Democratic lawmakers have also zeroed in on a separate controversy: IRS disclosures of confidential taxpayer information to Immigration and Customs Enforcement. The IRS and the Department of Homeland Security had an agreement to share information for the purpose of identifying and deporting people illegally in the United States. Democrats framed this as a privacy violation. The administration framed it as law enforcement cooperation. The debate is unresolved, but it gave the opposition a way to muddy what would otherwise be a clean story about bigger refund checks.

The IRS-ICE data-sharing question is worth watching. If the government can use tax filings to locate illegal immigrants, it creates a powerful enforcement tool, and a political flashpoint. Critics will argue it discourages filing. Supporters will argue that people unlawfully present in the country should not expect the tax system to shield them from immigration law. The tension between those positions is not going away before November.

The IRS itself is under strain

Even as the administration celebrated filing-season numbers, the agency processing those returns has been through a rough year. The IRS reduced its workforce by 27 percent over the past year through cuts brought on by the Department of Government Efficiency. Leadership turnover added to the disruption.

IRS CEO Frank Bisignano testified to the Senate Finance Committee on Wednesday, extolling the agency's implementation of the Republican tax law. The fact that the IRS processed 53 million claims under new provisions while shedding more than a quarter of its staff is either a testament to efficiency gains or a sign that the remaining workforce is stretched thin. Bisignano's testimony leaned toward the former interpretation.

For taxpayers, the question is whether service holds up. A leaner IRS that delivers faster refunds is a win. A leaner IRS that loses returns, delays audits, or botches new-provision processing is a liability, especially for the very workers the law was designed to help. That story will play out over the coming months as the full filing-season data comes in.

Trump's political momentum in recent elections has given Republicans confidence that their economic message is landing. But confidence and proof are different things. The 53-million-filer figure is the strongest data point the administration has produced so far, concrete, large-scale, and tied to provisions that affect waitresses, construction workers, and retirees, not just corporations.

The numbers versus the narrative

The administration's challenge is straightforward. The law created real benefits. Tens of millions of people used them. Refunds are up. But the public mood on the economy remains sour, gas prices have climbed because of the Iran conflict, and Democrats are skilled at changing the subject.

Republicans have a narrow window to make the tax story stick before the midterm campaign hardens. The 53-million number is a strong foundation. The $3,462 average refund is tangible. The 24-percent refund increase over the pre-Trump average is the kind of comparison that fits on a bumper sticker.

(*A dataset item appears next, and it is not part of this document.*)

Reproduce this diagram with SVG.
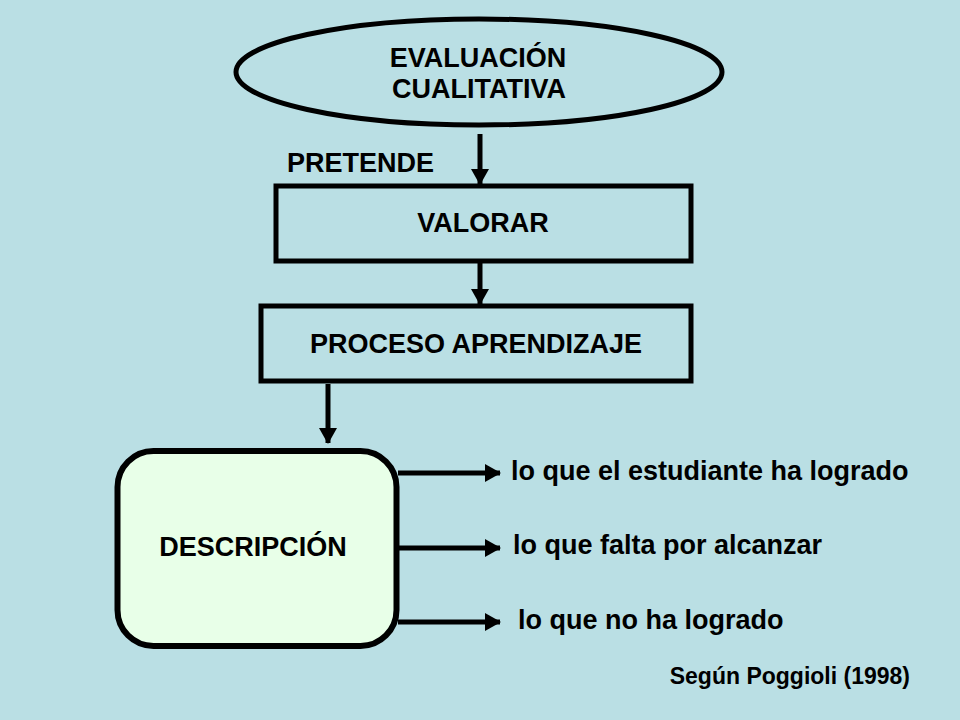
<svg xmlns="http://www.w3.org/2000/svg" width="960" height="720" viewBox="0 0 960 720">
<style>
.t{font-family:"Liberation Sans",Arial,sans-serif;font-weight:bold;fill:#000;font-size:27px;}
.s{stroke:#000;stroke-width:5;}
.c{stroke:#000;stroke-width:5;fill:none;}
</style>
<defs>
<marker id="ah" markerUnits="userSpaceOnUse" markerWidth="16" markerHeight="18" refX="15" refY="9" orient="auto">
<path d="M0,0 L16,9 L0,18 Z" fill="#000"/>
</marker>
</defs>
<rect width="960" height="720" fill="#BADFE4"/>
<g id="evaluacion">
<ellipse cx="479" cy="72" rx="243" ry="53" fill="#BADFE4" class="s"/>
<text class="t" x="478" y="67" text-anchor="middle">EVALUACIÓN</text>
<text class="t" x="479" y="98" text-anchor="middle">CUALITATIVA</text>
</g>
<g id="pretende">
<text class="t" x="287" y="172">PRETENDE</text>
</g>
<g id="valorar">
<rect x="276" y="186" width="415" height="75" fill="#BADFE4" class="s"/>
<text class="t" x="483" y="232" text-anchor="middle">VALORAR</text>
</g>
<g id="proceso">
<rect x="261" y="306" width="430" height="75" fill="#BADFE4" class="s"/>
<text class="t" x="476" y="353" text-anchor="middle">PROCESO APRENDIZAJE</text>
</g>
<g id="descripcion">
<rect x="117.5" y="451" width="279" height="195" rx="36" fill="#E8FFE8" stroke="#000" stroke-width="6"/>
<text class="t" x="253" y="556" text-anchor="middle">DESCRIPCIÓN</text>
</g>
<g id="items">
<text class="t" x="511" y="480">lo que el estudiante ha logrado</text>
<text class="t" x="513" y="554">lo que falta por alcanzar</text>
<text class="t" x="518" y="629">lo que no ha logrado</text>
<text class="t" x="910" y="684" font-size="23" text-anchor="end" style="font-size:23px">Según Poggioli (1998)</text>
</g>
<g id="connectors">
<line x1="480" y1="134" x2="480" y2="184" class="c" marker-end="url(#ah)"/>
<line x1="480" y1="263" x2="480" y2="304" class="c" marker-end="url(#ah)"/>
<line x1="328" y1="384" x2="328" y2="443" class="c" marker-end="url(#ah)"/>
<line x1="398" y1="473" x2="500" y2="473" class="c" marker-end="url(#ah)"/>
<line x1="398" y1="548" x2="500" y2="548" class="c" marker-end="url(#ah)"/>
<line x1="398" y1="622" x2="500" y2="622" class="c" marker-end="url(#ah)"/>
</g>
</svg>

Whether any of it matters in November depends on whether voters feel the benefit, or whether inflation, war costs, and partisan noise drown it out. The long arc of political battles surrounding this administration has shown that good policy numbers do not automatically translate into good poll numbers.

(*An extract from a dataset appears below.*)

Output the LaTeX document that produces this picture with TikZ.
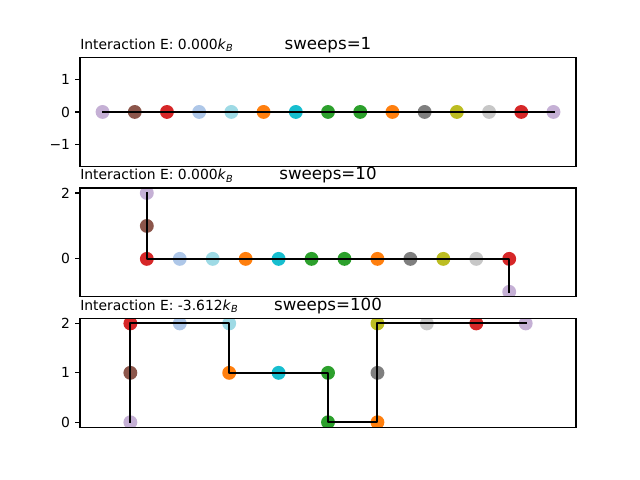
\documentclass[tikz,border=0pt]{standalone}
\usepackage{fontspec}
\setmainfont{DejaVu Sans}
\usepackage{tikz}
\definecolor{lav}{HTML}{C5B0D5}
\definecolor{brn}{HTML}{8C564B}
\definecolor{red}{HTML}{D62728}
\definecolor{lblu}{HTML}{AEC7E8}
\definecolor{lcyn}{HTML}{9EDAE5}
\definecolor{org}{HTML}{FF7F0E}
\definecolor{cyn}{HTML}{17BECF}
\definecolor{grn}{HTML}{2CA02C}
\definecolor{gry}{HTML}{7F7F7F}
\definecolor{olv}{HTML}{BCBD22}
\definecolor{lgry}{HTML}{C7C7C7}
\begin{document}
\begin{tikzpicture}[x=0.72pt, y=-0.72pt,
        bead/.style={circle, inner sep=0pt, minimum size=10pt},
        walk/.style={line width=1.5pt, line join=round, line cap=rect},
        axbox/.style={line width=0.8pt},
        ytick/.style={line width=0.8pt},
        ticklab/.style={anchor=east, inner sep=0pt, font=\fontsize{10}{12}\selectfont},
        sweeps/.style={anchor=base, inner sep=0pt, font=\fontsize{12}{14}\selectfont},
        energy/.style={anchor=base west, inner sep=0pt, font=\fontsize{10}{12}\selectfont}]
        \useasboundingbox (0,0) rectangle (640,480);
        % sweeps=1
        \begin{scope}
        \clip (80,57.6) rectangle (576,166.31);
        \begin{scope}[shift={(102.55,111.95)}, x=23.19pt, y=23.19pt]
        \node[bead, fill=lav] (a0) at (0,0) {};
        \node[bead, fill=brn] (a1) at (1,0) {};
        \node[bead, fill=red] (a2) at (2,0) {};
        \node[bead, fill=lblu] (a3) at (3,0) {};
        \node[bead, fill=lcyn] (a4) at (4,0) {};
        \node[bead, fill=org] (a5) at (5,0) {};
        \node[bead, fill=cyn] (a6) at (6,0) {};
        \node[bead, fill=grn] (a7) at (7,0) {};
        \node[bead, fill=grn] (a8) at (8,0) {};
        \node[bead, fill=org] (a9) at (9,0) {};
        \node[bead, fill=gry] (a10) at (10,0) {};
        \node[bead, fill=olv] (a11) at (11,0) {};
        \node[bead, fill=lgry] (a12) at (12,0) {};
        \node[bead, fill=red] (a13) at (13,0) {};
        \node[bead, fill=lav] (a14) at (14,0) {};
        \draw[walk] (a0.center) -- (a1.center) -- (a2.center) -- (a3.center) -- (a4.center) -- (a5.center) -- (a6.center) -- (a7.center) -- (a8.center) -- (a9.center) -- (a10.center) -- (a11.center) -- (a12.center) -- (a13.center) -- (a14.center);
        \end{scope}
        \end{scope}
        \draw[axbox] (80,57.6) rectangle (576,166.31);
        \draw[ytick] (80,79.74) -- (75.14,79.74);
        \draw[ytick] (80,111.95) -- (75.14,111.95);
        \draw[ytick] (80,144.16) -- (75.14,144.16);
        \node[ticklab] (ta1) at (70.28,79.74) {1};
        \node[ticklab] (ta0) at (70.28,111.95) {0};
        \node[ticklab] (tam) at (70.28,144.16) {−1};
        \node[energy] (ea) at (80,49.27) {Interaction E: 0.000\textit{k}\textsubscript{\textit{B}}};
        \node[sweeps] (sa) at (328,49.27) {sweeps=1};
        % sweeps=10
        \begin{scope}
        \clip (80,188.05) rectangle (576,296.76);
        \begin{scope}[shift={(146.83,258.88)}, x=23.72pt, y=23.72pt]
        \node[bead, fill=lav] (b0) at (0,2) {};
        \node[bead, fill=brn] (b1) at (0,1) {};
        \node[bead, fill=red] (b2) at (0,0) {};
        \node[bead, fill=lblu] (b3) at (1,0) {};
        \node[bead, fill=lcyn] (b4) at (2,0) {};
        \node[bead, fill=org] (b5) at (3,0) {};
        \node[bead, fill=cyn] (b6) at (4,0) {};
        \node[bead, fill=grn] (b7) at (5,0) {};
        \node[bead, fill=grn] (b8) at (6,0) {};
        \node[bead, fill=org] (b9) at (7,0) {};
        \node[bead, fill=gry] (b10) at (8,0) {};
        \node[bead, fill=olv] (b11) at (9,0) {};
        \node[bead, fill=lgry] (b12) at (10,0) {};
        \node[bead, fill=red] (b13) at (11,0) {};
        \node[bead, fill=lav] (b14) at (11,-1) {};
        \draw[walk] (b0.center) -- (b1.center) -- (b2.center) -- (b3.center) -- (b4.center) -- (b5.center) -- (b6.center) -- (b7.center) -- (b8.center) -- (b9.center) -- (b10.center) -- (b11.center) -- (b12.center) -- (b13.center) -- (b14.center);
        \end{scope}
        \end{scope}
        \draw[axbox] (80,188.05) rectangle (576,296.76);
        \draw[ytick] (80,193.0) -- (75.14,193.0);
        \draw[ytick] (80,258.88) -- (75.14,258.88);
        \node[ticklab] (tb2) at (70.28,193.0) {2};
        \node[ticklab] (tb0) at (70.28,258.88) {0};
        \node[energy] (eb) at (80,179.72) {Interaction E: 0.000\textit{k}\textsubscript{\textit{B}}};
        \node[sweeps] (sb) at (328,179.72) {sweeps=10};
        % sweeps=100
        \begin{scope}
        \clip (80,318.49) rectangle (576,427.2);
        \begin{scope}[shift={(130.36,422.26)}, x=35.58pt, y=35.58pt]
        \node[bead, fill=lav] (c0) at (0,0) {};
        \node[bead, fill=brn] (c1) at (0,1) {};
        \node[bead, fill=red] (c2) at (0,2) {};
        \node[bead, fill=lblu] (c3) at (1,2) {};
        \node[bead, fill=lcyn] (c4) at (2,2) {};
        \node[bead, fill=org] (c5) at (2,1) {};
        \node[bead, fill=cyn] (c6) at (3,1) {};
        \node[bead, fill=grn] (c7) at (4,1) {};
        \node[bead, fill=grn] (c8) at (4,0) {};
        \node[bead, fill=org] (c9) at (5,0) {};
        \node[bead, fill=gry] (c10) at (5,1) {};
        \node[bead, fill=olv] (c11) at (5,2) {};
        \node[bead, fill=lgry] (c12) at (6,2) {};
        \node[bead, fill=red] (c13) at (7,2) {};
        \node[bead, fill=lav] (c14) at (8,2) {};
        \draw[walk] (c0.center) -- (c1.center) -- (c2.center) -- (c3.center) -- (c4.center) -- (c5.center) -- (c6.center) -- (c7.center) -- (c8.center) -- (c9.center) -- (c10.center) -- (c11.center) -- (c12.center) -- (c13.center) -- (c14.center);
        \end{scope}
        \end{scope}
        \draw[axbox] (80,318.49) rectangle (576,427.2);
        \draw[ytick] (80,323.44) -- (75.14,323.44);
        \draw[ytick] (80,372.85) -- (75.14,372.85);
        \draw[ytick] (80,422.26) -- (75.14,422.26);
        \node[ticklab] (tc2) at (70.28,323.44) {2};
        \node[ticklab] (tc1) at (70.28,372.85) {1};
        \node[ticklab] (tc0) at (70.28,422.26) {0};
        \node[energy] (ec) at (80,310.16) {Interaction E: -3.612\textit{k}\textsubscript{\textit{B}}};
        \node[sweeps] (sc) at (328,310.16) {sweeps=100};
\end{tikzpicture}
\end{document}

Democrats, for their part, have offered no competing tax plan. Their Tax Day message was about Iran spending and IRS privacy concerns, real issues, but not ones that put money in anyone's pocket. When your opponent is handing out $3,462 checks and your counter is a press release about data-sharing agreements, you are playing defense whether you admit it or not.

The administration's efforts to hold its coalition together ahead of November will depend heavily on whether kitchen-table economics can cut through the noise. The tax law gave Republicans something they rarely have: a receipt. Fifty-three million of them, in fact.

In Washington, the side with the receipts usually has the better argument. The question is whether anyone's still listening.